What is needed
Compile every line that includes the word "this".

== Extracted records

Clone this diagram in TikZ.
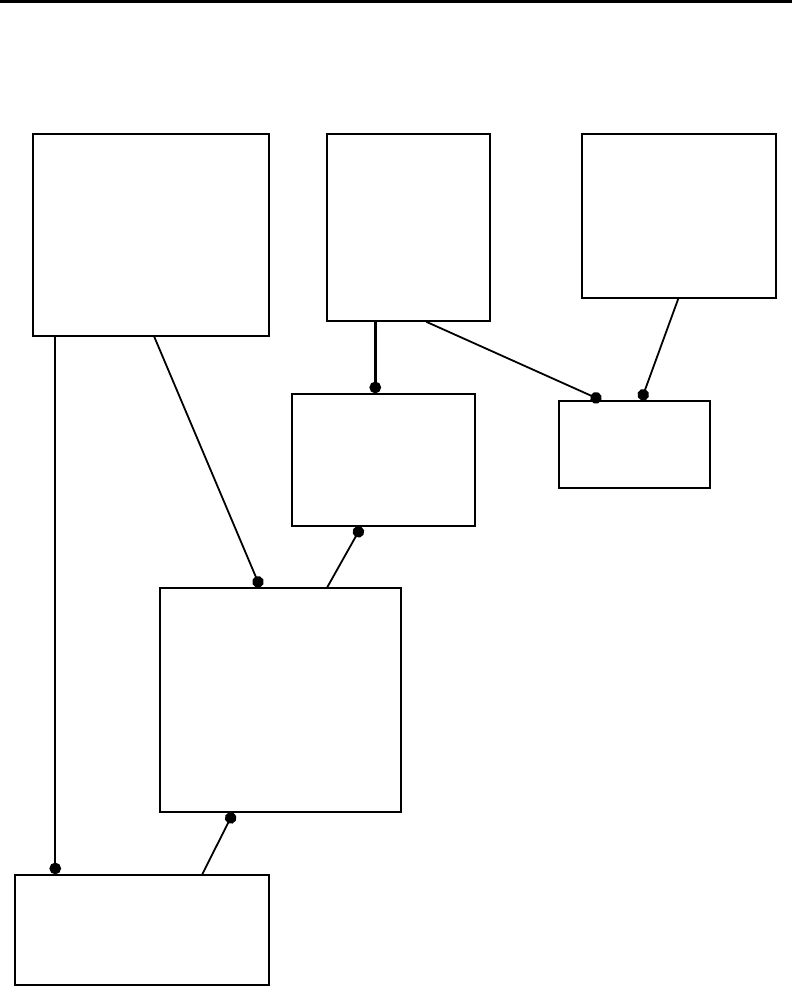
\documentclass[tikz,border=0pt]{standalone}
\usepackage{tikz}
\usetikzlibrary{arrows.meta}

\tikzset{
  box/.style={draw, rectangle, inner sep=0pt, line width=0.75pt},
  link/.style={line width=0.9pt, -{Circle[length=5.8pt]}}
}

\begin{document}
\begin{tikzpicture}[x=0.5pt, y=-0.5pt]
            \useasboundingbox (0,0) rectangle (792,986);
            \draw[line width=1.2pt] (0,1.5) -- (792,1.5);
            \node[box, minimum width=118pt,   minimum height=101pt]  (a) at (151,235)     {};
            \node[box, minimum width=81.5pt,  minimum height=93.5pt] (b) at (408.5,227.5) {};
            \node[box, minimum width=97pt,    minimum height=82pt]   (c) at (679,216)     {};
            \node[box, minimum width=91.5pt,  minimum height=66pt]   (d) at (383.5,460)   {};
            \node[box, minimum width=75.5pt,  minimum height=43.5pt] (e) at (634.5,444.5) {};
            \node[box, minimum width=120.5pt, minimum height=112pt]  (f) at (280.5,700)   {};
            \node[box, minimum width=127pt,   minimum height=55pt]   (g) at (142,930)     {};
            \draw[link] ([xshift=11.5pt]a.south west) -- ([xshift=20.5pt]g.north west);
            \draw[link] ([xshift=61pt]a.south west) -- ([xshift=50.5pt]f.north west);
            \draw[link, line width=1.4pt] ([xshift=24.5pt]b.south west) -- ([xshift=42pt]d.north west);
            \draw[link] ([xshift=50pt]b.south west) -- ([xshift=21.5pt]e.north west);
            \draw[link] ([xshift=48.5pt]c.south west) -- ([xshift=41.5pt]e.north west);
            \draw[link] ([xshift=84pt]f.north west) -- ([xshift=35pt]d.south west);
            \draw[link] ([xshift=94pt]g.north west) -- ([xshift=37pt]f.south west);
        \end{tikzpicture}
\end{document}
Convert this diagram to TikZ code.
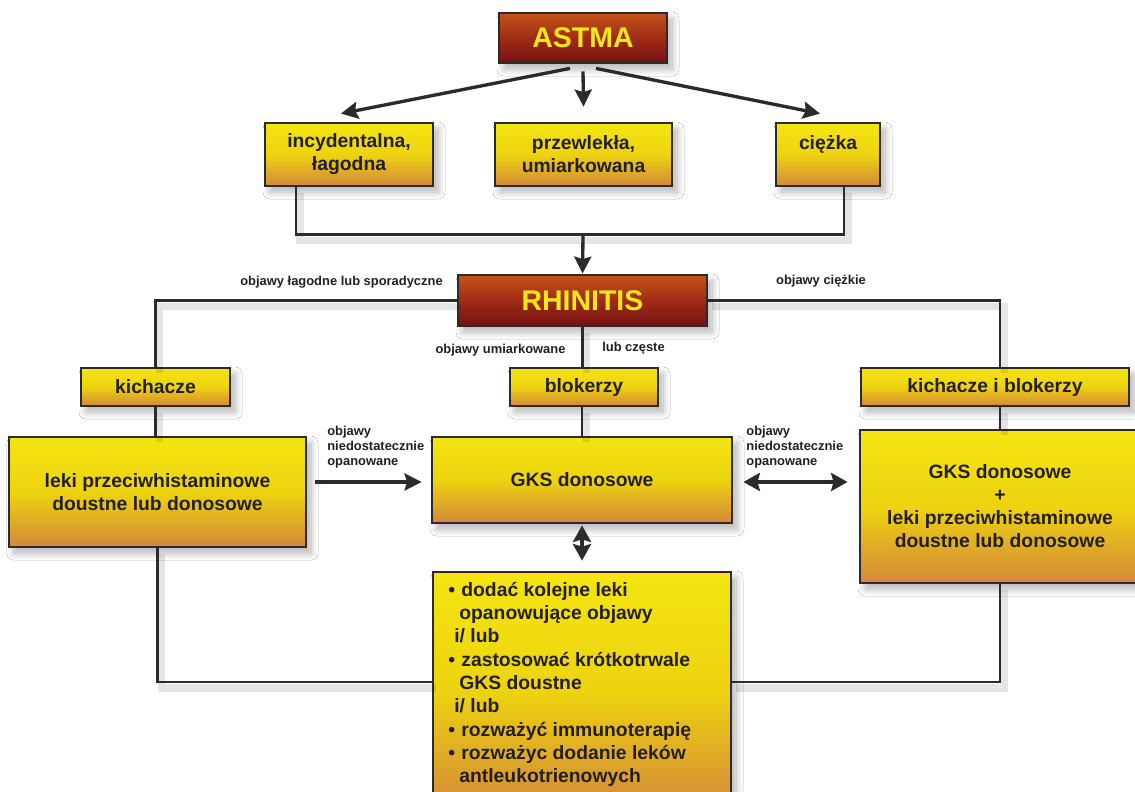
\documentclass[tikz,border=0pt]{standalone}
\usepackage{fontspec}
\setmainfont{Liberation Sans}
\usetikzlibrary{arrows.meta,calc,shadows.blur}
\newdimen\pxu \pxu=0.02cm
\definecolor{ytop}{HTML}{F4E512}
\definecolor{ymid}{HTML}{EDD310}
\definecolor{ybot}{HTML}{D4883A}
\definecolor{rtop}{HTML}{C4531A}
\definecolor{rmid}{HTML}{A02C14}
\definecolor{rbot}{HTML}{741012}
\definecolor{bordc}{HTML}{2B2B2B}
\definecolor{txtc}{HTML}{231F20}
\definecolor{ytxt}{HTML}{F6E61C}
\tikzset{
  shd/.style={blur shadow={shadow xshift=5\pxu, shadow yshift=-6\pxu, shadow blur radius=7\pxu, shadow blur steps=10, shadow opacity=30}},
  lshd/.style={preaction={draw=black, draw opacity=0.10, line width=4pt, transform canvas={shift={(4\pxu,-6\pxu)}}}},
  ybox/.style={draw=bordc, line width=1.6pt, top color=ytop, bottom color=ybot, middle color=ymid,
    text=txtc, font=\bfseries\fontsize{11}{13.1}\selectfont, align=center, inner sep=0pt, shd},
  rbox/.style={draw=bordc, line width=1.6pt, top color=rtop, bottom color=rbot, middle color=rmid,
    text=ytxt, font=\bfseries\fontsize{16.2}{18}\selectfont, inner sep=0pt, shd},
  conn/.style={draw=bordc, line width=1.4pt, lshd},
  bigarr/.style={draw=bordc, line width=1.9pt, -{Stealth[length=3.4mm, width=3.4mm, inset=0.5mm]}},
  dblarr/.style={draw=bordc, line width=2.2pt, {Stealth[length=3.3mm, width=3.6mm, inset=0.5mm]}-{Stealth[length=3.3mm, width=3.6mm, inset=0.5mm]}},
  lbl/.style={text=txtc, font=\bfseries\fontsize{7.35}{8.5}\selectfont, inner sep=0pt},
  btxt/.style={text=txtc, font=\bfseries\fontsize{11}{13.1}\selectfont, inner sep=0pt, anchor=base west},
}
\begin{document}
\begin{tikzpicture}[x=0.02cm, y=-0.02cm]
\useasboundingbox (0,0) rectangle (1135,791);
\fill[white] (0,0) rectangle (1135,791);

% connectors drawn first (under boxes)
\coordinate (lp) at (0,682);
\coordinate (bj) at (583,236);

% nodes
\node[rbox, minimum width=168\pxu, minimum height=50\pxu] (astma) at (583,38) {ASTMA};
\node[ybox, minimum width=168\pxu, minimum height=63\pxu] (inc) at (349,154.5) {incydentalna,\\łagodna};
\node[ybox, minimum width=177\pxu, minimum height=63\pxu] (prz) at (583.5,154.5) {przewlekła,\\umiarkowana};
\node[ybox, minimum width=104\pxu, minimum height=63\pxu] (cie) at (828,154.5) {ciężka\\{}};
\node[rbox, minimum width=249\pxu, minimum height=51\pxu] (rhin) at (582.5,300.5) {RHINITIS};
\node[ybox, minimum width=149\pxu, minimum height=38\pxu] (kich) at (155.5,387) {kichacze};
\node[ybox, minimum width=148\pxu, minimum height=38\pxu] (blok) at (584,387) {blokerzy};
\node[ybox, minimum width=268\pxu, minimum height=38\pxu] (kib) at (995,387) {kichacze i blokerzy};
\node[ybox, minimum width=297\pxu, minimum height=110\pxu] (leki) at (157.5,492) {leki przeciwhistaminowe\\doustne lub donosowe};
\node[ybox, minimum width=300\pxu, minimum height=86\pxu] (gks) at (582,480) {GKS donosowe};
\node[ybox, minimum width=280\pxu, minimum height=153\pxu] (gksl) at (1000,506.5) {GKS donosowe\\+\\leki przeciwhistaminowe\\doustne lub donosowe};
\node[ybox, minimum width=298\pxu, minimum height=238\pxu] (dod) at (582,691) {};

% bottom box text
\node[btxt] (d1) at (448,596) {\makebox[13\pxu][l]{•}dodać kolejne leki};
\node[btxt] (d2) at (459,619.3) {opanowujące objawy};
\node[btxt] (d3) at (454,642.7) {i/ lub};
\node[btxt] (d4) at (448,666) {\makebox[13\pxu][l]{•}zastosować krótkotrwale};
\node[btxt] (d5) at (459,689.3) {GKS doustne};
\node[btxt] (d6) at (454,712.7) {i/ lub};
\node[btxt] (d7) at (448,736) {\makebox[13\pxu][l]{•}rozważyć immunoterapię};
\node[btxt] (d8) at (448,759.3) {\makebox[13\pxu][l]{•}rozważyc dodanie leków};
\node[btxt] (d9) at (459,782.7) {antleukotrienowych};

% labels
\node[lbl, anchor=base] (l1) at (341.5,285) {objawy łagodne lub sporadyczne};
\node[lbl, anchor=base] (l2) at (821,284) {objawy ciężkie};
\node[lbl, anchor=base] (l3) at (500.5,353) {objawy umiarkowane};
\node[lbl, anchor=base] (l4) at (633.5,351) {lub częste};
\node[lbl, anchor=north west, align=left] (l5) at (327,425.5) {objawy\\niedostatecznie\\opanowane};
\node[lbl, anchor=north west, align=left] (l6) at (746,425.5) {objawy\\niedostatecznie\\opanowane};

% connectors
\draw[bigarr] ([xshift=-13\pxu,yshift=-4\pxu]astma.south) -- ([xshift=-8\pxu,yshift=8\pxu]inc.north);
\draw[bigarr] ([yshift=-7\pxu]astma.south) -- ([yshift=15\pxu]prz.north);
\draw[bigarr] ([xshift=13\pxu,yshift=-4\pxu]astma.south) -- ([xshift=-8\pxu,yshift=8\pxu]cie.north);

\draw[conn] ([xshift=-53\pxu]inc.south) -- ++(0,47) -| ([xshift=16\pxu]cie.south);
\draw[bigarr] (bj) -- (rhin.north);

\draw[conn] (rhin.west) -| (kich.north);
\draw[conn] (rhin.east) -| ([xshift=5\pxu]kib.north);
\draw[conn] (rhin.south) -- (rhin.south |- blok.north);
\draw[conn] (kich.south) -- (kich.south |- leki.north);
\draw[conn] (blok.south -| gks.north) -- (gks.north);
\draw[conn] (kib.south -| gksl.north) -- (gksl.north);

\draw[bigarr, line width=2.2pt] ($(leki.east |- gks.west)+(8,2)$) -- ($(gks.west)+(-9,2)$);
\draw[dblarr] ($(gks.east)+(10,2)$) -- ($(gks.east -| gksl.west)+(-11,2)$);
\draw[dblarr] ([yshift=-1\pxu]gks.south) -- ([yshift=10\pxu]dod.north);

\draw[conn] (leki.south) |- (lp -| dod.west);
\draw[conn] (gksl.south) |- (lp -| dod.east);
\end{tikzpicture}
\end{document}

====

Exercise output
Clone this diagram in TikZ.
Convert this diagram to TikZ code.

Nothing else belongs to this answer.